Le processus de gentrification des centres-villes suit ces logiques. Le but est de repousser les prolétaires des centres-villes où ils avaient été installés à la faveur de politique sociale. Les quartiers à bas loyers sont rasés, les terrains améliorés pour en augmenter la valeur, puis on y construit des habitations modernes aux loyers inaccessibles pour les classes populaires. Ces dernières sont alors poussées vers la périphérie. Ainsi, la ville de Paris a perdu 9% de sa population entre 2012 et 2018, dont les revenus sont compris entre 10 000 et 20 000 euros par an. A l’inverse les foyers déclarant plus de 100 000 euros de revenus annuels ont augmenté de 20% sur la même période9.

D’année en année, la ségrégation socio-spatiale de classe refait surface.

À qui profite le crime ?

À la barre des responsables, nous trouvons en premier lieu les promoteurs immobiliers, les propriétaires fonciers et autres logeurs privés. Tous ces propriétaires particuliers qui font louer leurs logements à des familles en quête d’un toit, pratiquent sans le savoir une forme, pour reprendre une formule chère à la droite, «de parasitisme social». Cette fois, l’expression est précisément correcte.

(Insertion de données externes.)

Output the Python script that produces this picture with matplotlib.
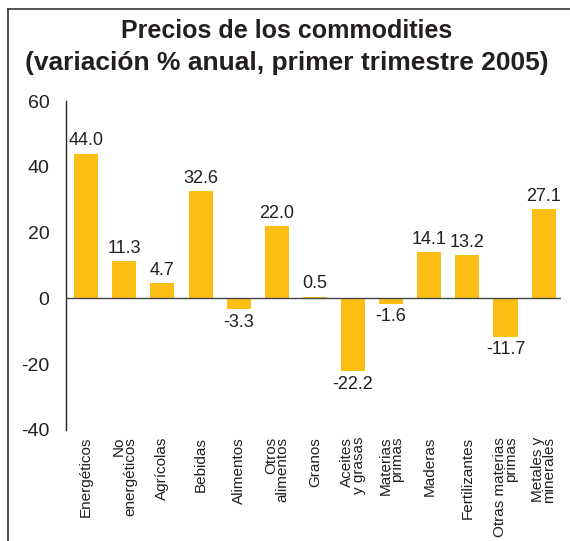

En effet, le propriétaire ponctionne directement une part du salaire ou du revenu de ses locataires. Mais payer le logeur ne permet pas d’expliquer la composition d’un loyer. Nous proposons ici directement l’analyse faite par le militant révolutionnaire et socialiste, Friedrich Engels, au XIXème siècle. Et si son ouvrage sur la question date, la pertinence, elle, reste inchangée. Ainsi dans La Question du Logement de 1872, Engels montre que la décomposition du loyer10 suit ce schéma :

  1. Le paiement de la rente foncière (c’est-à-dire la part qui tombe directement dans la poche du propriétaire)
  2. Le paiement des intérêts du capital investi dans la construction, y compris le profit de l’entrepreneur
  3. La somme pour frais de réparations et assurances
  4. Les annuités qui amortissent le capital investi, y compris le profit, proportionnellement à la détérioration graduelle de la maison

Nous comprenons derrière cette analyse que pour les propriétaires, il est essentiel d’élargir au maximum la part 1 au détriment de la 3 : les événements malheureux qui font quotidiennement partie intégrante des faits divers des médias sur les conditions sanitaires de certains logements, d’incendies provoqués par un non respect des normes de sécurité ou encore des effondrements de balcons. Ces malheurs portent le sceau de l’indifférence des propriétaires pour les locataires.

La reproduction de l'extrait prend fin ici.